2. Choose four answers from the box and write the correct letters A-G next to questions 1 – 4.
A letter is requested here and not the word. Moreover, you have some answers that you might not use.
You can see with the following extract that the vocabulary level is much higher than the words you’ll come across in Part 1 or 2 of the IELTS Listening paper:
Many zoonotic diseases are spread by inhaling, ingesting, or having skin contact with spores, for example in the case of Anthrax. Eating infected meat or drinking infected milk is one of the main modes of transmission and having close or direct contact with infected animals where diseases can transmit through respiration of droplets in the air, can also aid the transmission of zoonoses, as can being bitten or scratched by them.
By practicing the IELTS Listening and Reading papers, you can improve your vocabulary range. This will help you understand more and work faster.
Sample Question #5
For the last sample question, the subject is procrastination. IELTS likes subjects about focus, concentration and so on.
Firstly, a quick review of what procrastination is. Basically, it is putting things off, delaying, doing other things because your task at hand is too difficult, or overwhelming.

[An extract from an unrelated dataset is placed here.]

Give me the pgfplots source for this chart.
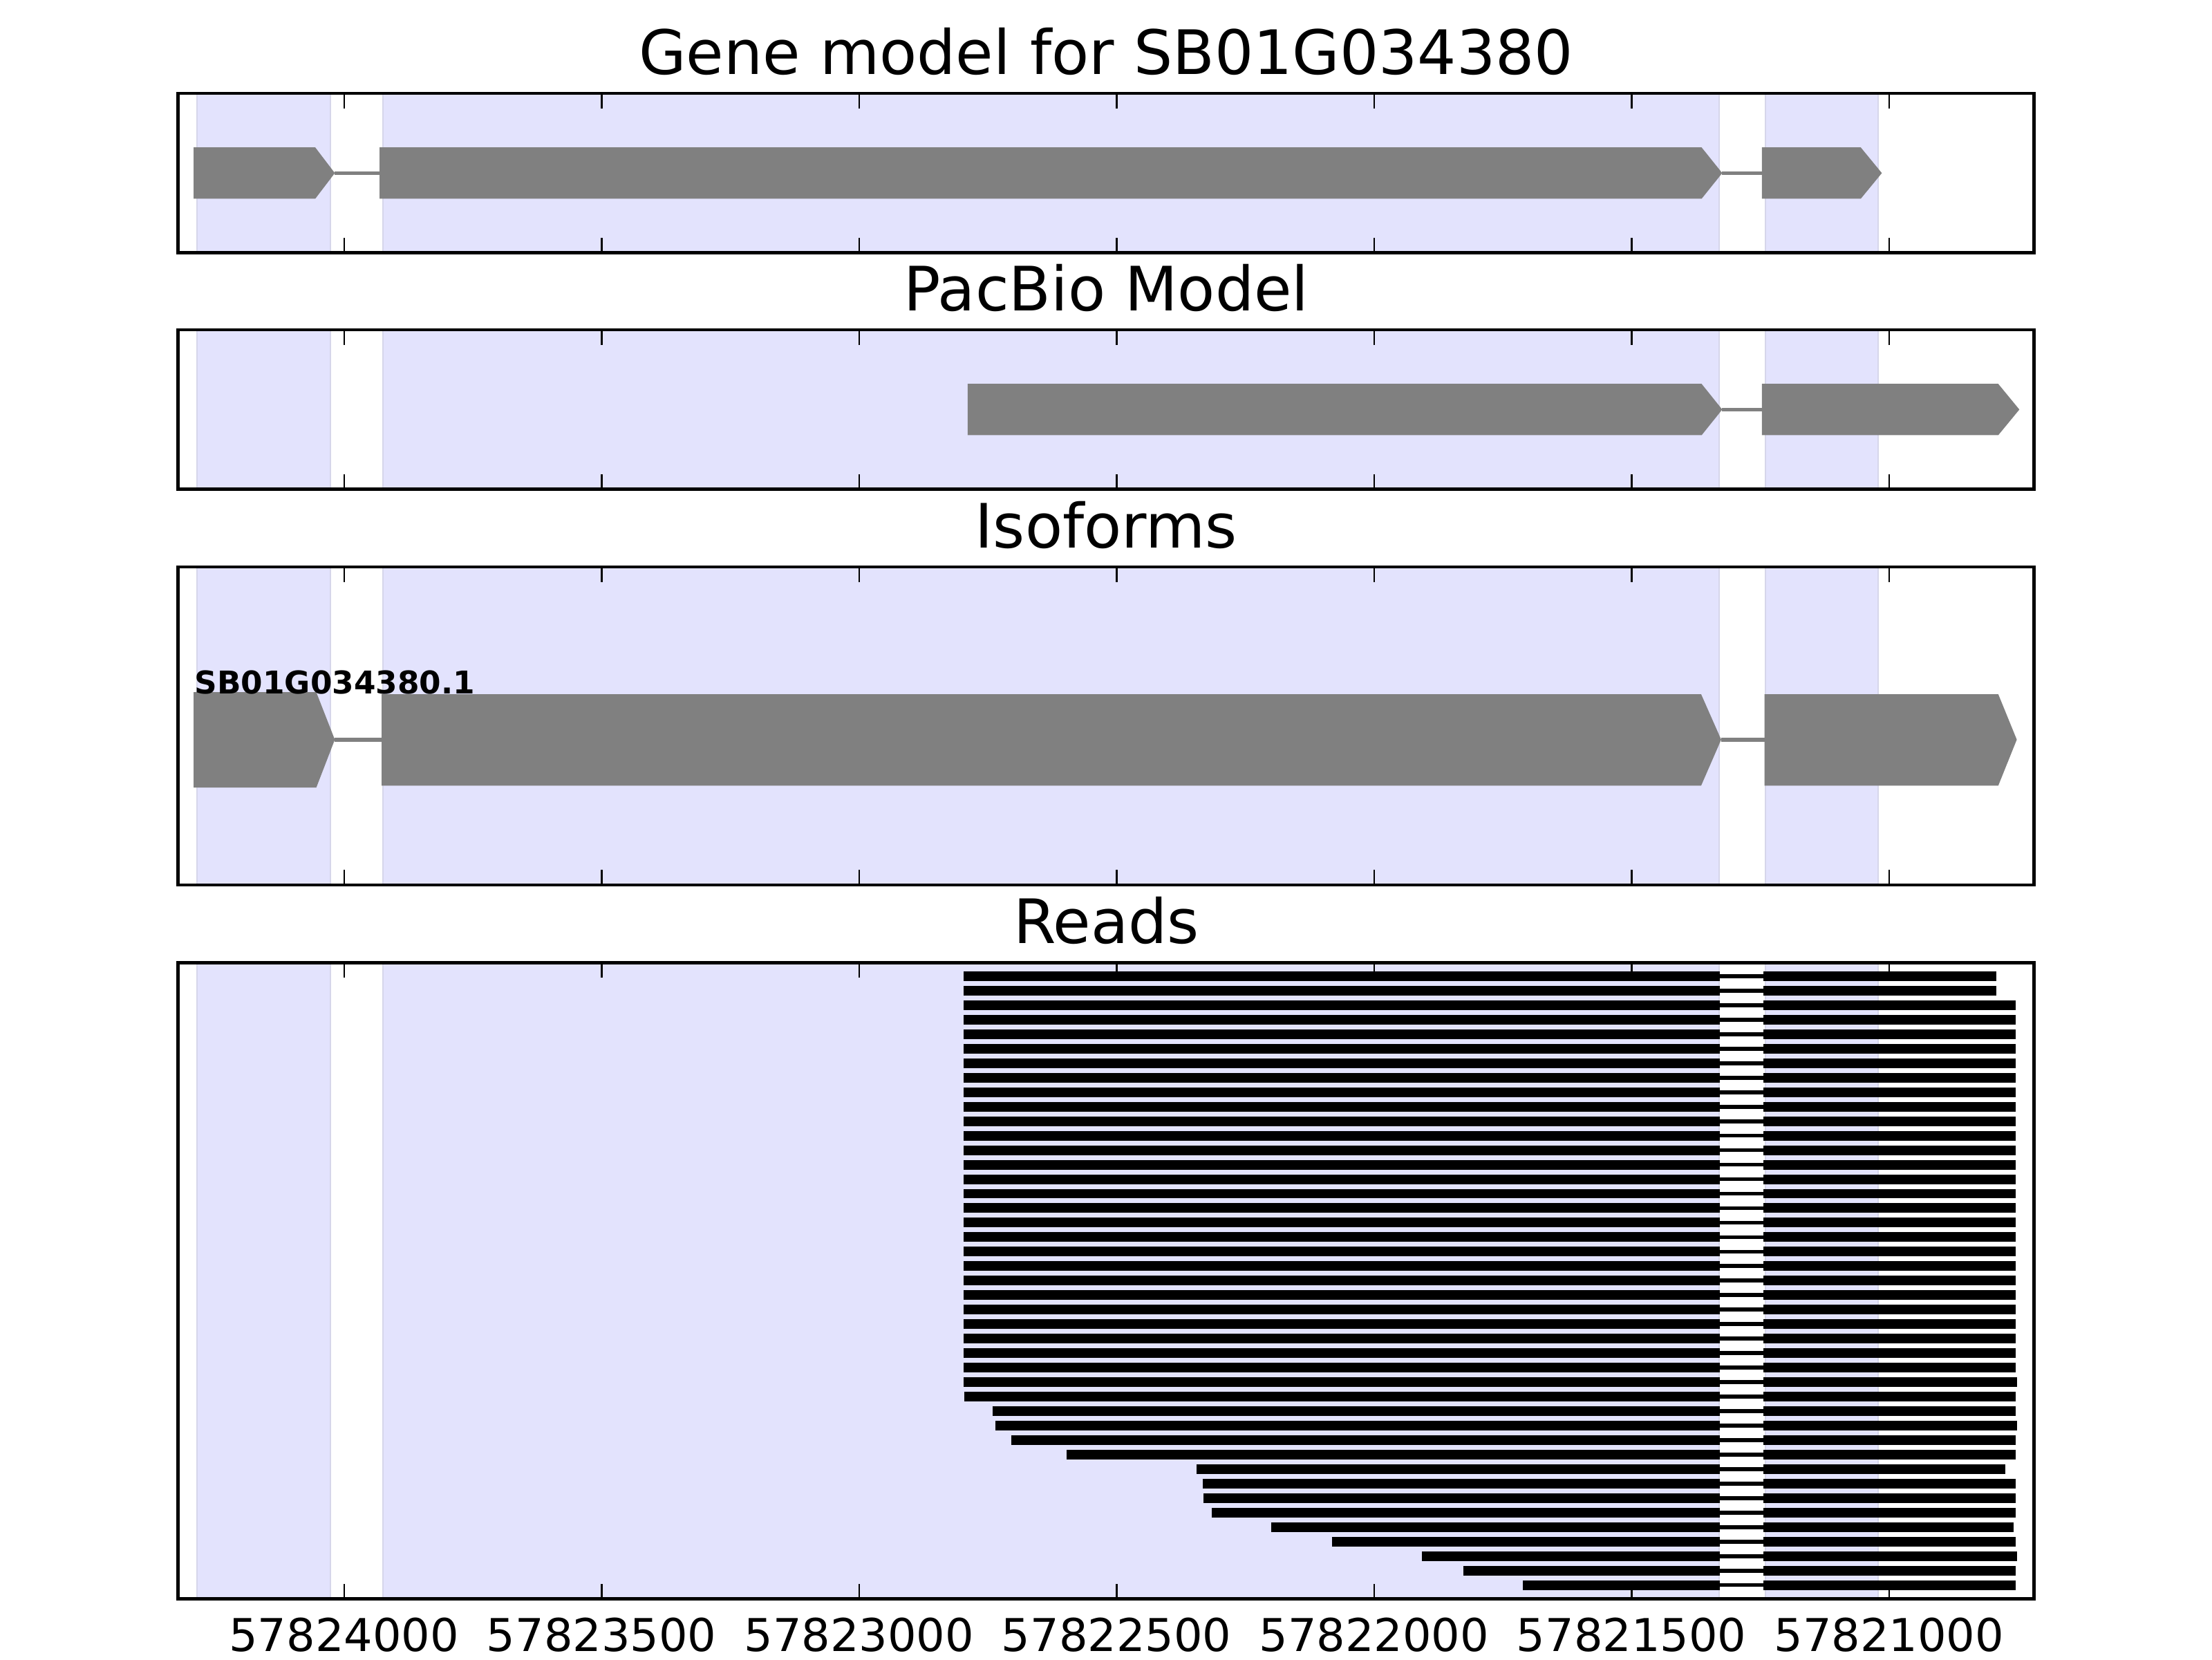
\documentclass[border=0pt]{standalone}
\usepackage{pgfplots}
\pgfplotsset{compat=1.18}
\usepackage{pgfplotstable}
\usepackage{fontspec}
\setmainfont{DejaVu Sans}

\definecolor{spanfill}{RGB}{227,227,253}
\definecolor{spanedge}{RGB}{214,214,234}
\definecolor{genegray}{RGB}{128,128,128}

% genomic positions are kept as plain numbers; \X shifts them by 57820000
% with exact integer arithmetic so that no precision is lost in plotting
\newcommand\X[1]{\the\numexpr#1-57820000\relax}
\newcommand\AP[2]{\edef\APtmp{\noexpand\addplot[#1] coordinates {#2}}\APtmp}

% read start / end coordinates (row 0 at top)
\pgfplotstableread{
start end
57822797 57820792
57822797 57820792
57822797 57820754
57822797 57820754
57822797 57820754
57822797 57820754
57822797 57820754
57822797 57820754
57822797 57820754
57822797 57820754
57822797 57820754
57822797 57820754
57822797 57820754
57822797 57820754
57822797 57820754
57822797 57820754
57822797 57820754
57822797 57820754
57822797 57820754
57822797 57820754
57822797 57820754
57822797 57820754
57822797 57820754
57822797 57820754
57822797 57820754
57822797 57820754
57822797 57820754
57822797 57820754
57822797 57820752
57822796 57820754
57822741 57820754
57822735 57820752
57822704 57820754
57822597 57820754
57822345 57820774
57822333 57820754
57822331 57820754
57822315 57820754
57822200 57820758
57822082 57820754
57821907 57820752
57821827 57820754
57821711 57820754
}\reads

\tikzset{labelnode/.style={anchor=base west, inner sep=0pt,
  font=\bfseries\fontsize{6.45}{7.7}\selectfont}}

\pgfplotsset{
  every axis title/.style={at={(0.5,1)}, anchor=base, yshift=0.137cm,
      inner sep=0pt, font=\fontsize{12.6}{15}\selectfont},
  gm/.style={
    scale only axis, width=13.425cm, anchor=south west,
    x dir=reverse, xmin=718, xmax=4322,   % = 57820718 ... 57824322
    xtick={1000,1500,2000,2500,3000,3500,4000},
    xticklabels={},
    ytick=\empty,
    tick align=inside, xtick pos=both,
    major tick length=0.11cm,
    every tick/.style={black, line width=0.35pt},
    axis line style={line width=0.7pt},
    axis on top,
  },
  spanst/.style={fill=spanfill, draw=spanedge, line width=0.3pt, mark=none},
  exonst/.style={fill=genegray, draw=none, mark=none},
  intronst/.style={genegray, line width=0.8pt, mark=none},
  rexon/.style={black, line width=1.99pt, mark=none},
  rintron/.style={black, line width=0.81pt, mark=none},
}

\begin{document}
\begin{tikzpicture}
\useasboundingbox (0,0) rectangle (16cm,12cm);

% ---------------- Gene model
\begin{axis}[gm, at={(1.2895cm,10.1715cm)}, height=1.1535cm, ymin=0, ymax=1,
  title={Gene model for SB01G034380}]
\AP{spanst}{(\X{57824286},-1)(\X{57824026},-1)(\X{57824026},2)(\X{57824286},2)} -- cycle;
\AP{spanst}{(\X{57823924},-1)(\X{57821330},-1)(\X{57821330},2)(\X{57823924},2)} -- cycle;
\AP{spanst}{(\X{57821240},-1)(\X{57821021},-1)(\X{57821021},2)(\X{57821240},2)} -- cycle;
\AP{intronst}{(\X{57824018},0.5)(\X{57823931},0.5)};
\AP{intronst}{(\X{57821324},0.5)(\X{57821247},0.5)};
\AP{exonst}{(\X{57824292},0.339)(\X{57824056},0.339)(\X{57824018},0.5)(\X{57824056},0.661)(\X{57824292},0.661)} -- cycle;
\AP{exonst}{(\X{57823931},0.339)(\X{57821364},0.339)(\X{57821324},0.5)(\X{57821364},0.661)(\X{57823931},0.661)} -- cycle;
\AP{exonst}{(\X{57821247},0.339)(\X{57821055},0.339)(\X{57821014},0.5)(\X{57821055},0.661)(\X{57821247},0.661)} -- cycle;
\end{axis}

% ---------------- PacBio model
\begin{axis}[gm, at={(1.2895cm,8.4615cm)}, height=1.1535cm, ymin=0, ymax=1,
  title={PacBio Model}]
\AP{spanst}{(\X{57824286},-1)(\X{57824026},-1)(\X{57824026},2)(\X{57824286},2)} -- cycle;
\AP{spanst}{(\X{57823924},-1)(\X{57821330},-1)(\X{57821330},2)(\X{57823924},2)} -- cycle;
\AP{spanst}{(\X{57821240},-1)(\X{57821021},-1)(\X{57821021},2)(\X{57821240},2)} -- cycle;
\AP{intronst}{(\X{57821324},0.5)(\X{57821247},0.5)};
\AP{exonst}{(\X{57822789},0.339)(\X{57821364},0.339)(\X{57821324},0.5)(\X{57821364},0.661)(\X{57822789},0.661)} -- cycle;
\AP{exonst}{(\X{57821247},0.339)(\X{57820788},0.339)(\X{57820747},0.5)(\X{57820788},0.661)(\X{57821247},0.661)} -- cycle;
\end{axis}

% ---------------- Isoforms
\begin{axis}[gm, at={(1.2895cm,5.6cm)}, height=2.3cm, ymin=0, ymax=1,
  title={Isoforms}]
\AP{spanst}{(\X{57824286},-1)(\X{57824026},-1)(\X{57824026},2)(\X{57824286},2)} -- cycle;
\AP{spanst}{(\X{57823924},-1)(\X{57821330},-1)(\X{57821330},2)(\X{57823924},2)} -- cycle;
\AP{spanst}{(\X{57821240},-1)(\X{57821021},-1)(\X{57821021},2)(\X{57821240},2)} -- cycle;
\AP{intronst}{(\X{57824018},0.457)(\X{57823927},0.457)};
\AP{intronst}{(\X{57821326},0.457)(\X{57821242},0.457)};
\AP{exonst}{(\X{57824292},0.306)(\X{57824054},0.306)(\X{57824018},0.457)(\X{57824054},0.606)(\X{57824292},0.606)} -- cycle;
\AP{exonst}{(\X{57823927},0.312)(\X{57821365},0.312)(\X{57821326},0.457)(\X{57821365},0.600)(\X{57823927},0.600)} -- cycle;
\AP{exonst}{(\X{57821242},0.312)(\X{57820788},0.312)(\X{57820752},0.457)(\X{57820788},0.600)(\X{57821242},0.600)} -- cycle;
\AP{draw=none, mark=none}{(\X{57824292},0.601)(\X{57824200},0.601)}
  node[labelnode, pos=0] {SB01G034380.1};
\end{axis}

% ---------------- Reads
\begin{axis}[gm, at={(1.2895cm,0.4375cm)}, height=4.6025cm,
  ymin=-0.95, ymax=42.95, y dir=reverse,
  title={Reads},
  xticklabels={57821000,57821500,57822000,57822500,57823000,57823500,57824000},
  x tick label style={font=\fontsize{9.3}{11}\selectfont, anchor=north,
    inner sep=0pt, yshift=-0.13cm}]
\AP{spanst}{(\X{57824286},-2)(\X{57824026},-2)(\X{57824026},45)(\X{57824286},45)} -- cycle;
\AP{spanst}{(\X{57823924},-2)(\X{57821330},-2)(\X{57821330},45)(\X{57823924},45)} -- cycle;
\AP{spanst}{(\X{57821240},-2)(\X{57821021},-2)(\X{57821021},45)(\X{57821240},45)} -- cycle;
\pgfplotsforeachungrouped \i in {0,...,42}{%
  \pgfplotstablegetelem{\i}{start}\of\reads \let\rdS\pgfplotsretval
  \pgfplotstablegetelem{\i}{end}\of\reads \let\rdE\pgfplotsretval
  \AP{rintron}{(\X{57821328},\i)(\X{57821244},\i)};
  \AP{rexon}{(\X{\rdS},\i)(\X{57821328},\i)};
  \AP{rexon}{(\X{57821244},\i)(\X{\rdE},\i)};
}
\end{axis}
\end{tikzpicture}
\end{document}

So the “fight or flight” mechanism in our brains (which is our instinctive physiological response to a threatening situation, and makes us either resist forcibly or run away) is activated and we sidestep the task at hand to get away from that complicated situation via Facebook, YouTube, or a sudden need for tidiness and an impulse to rearrange your CD collection in alphabetical order.
As you can see, the language is more informal than the previous example, but the vocabulary is still at a high level!
When we procrastinate our brains perceive a difficult task or obligation as something…
Before taking the IELTS test, you should also study suffixes and prefixes. You may see “inappropriate” in the question but hear “not appropriate” in the audio.
Take some time on Part 4 because it is not an easy section of the IELTS Test. However, with practice and preparation it definitely gets easier. On our e-learning platform we have numerous sample questions with the transcripts and corrections!
How Is the IELTS Part 4 of the Listening Test Marked?
As with the previous three sections, there are 10 questions in exercise 4, worth one mark each. The same rules apply as elsewhere; you need to
- Spell all word(s) correctly
- Use appropriate punctuation
- Check the word limit, and never write more than the maximum number of words allowed.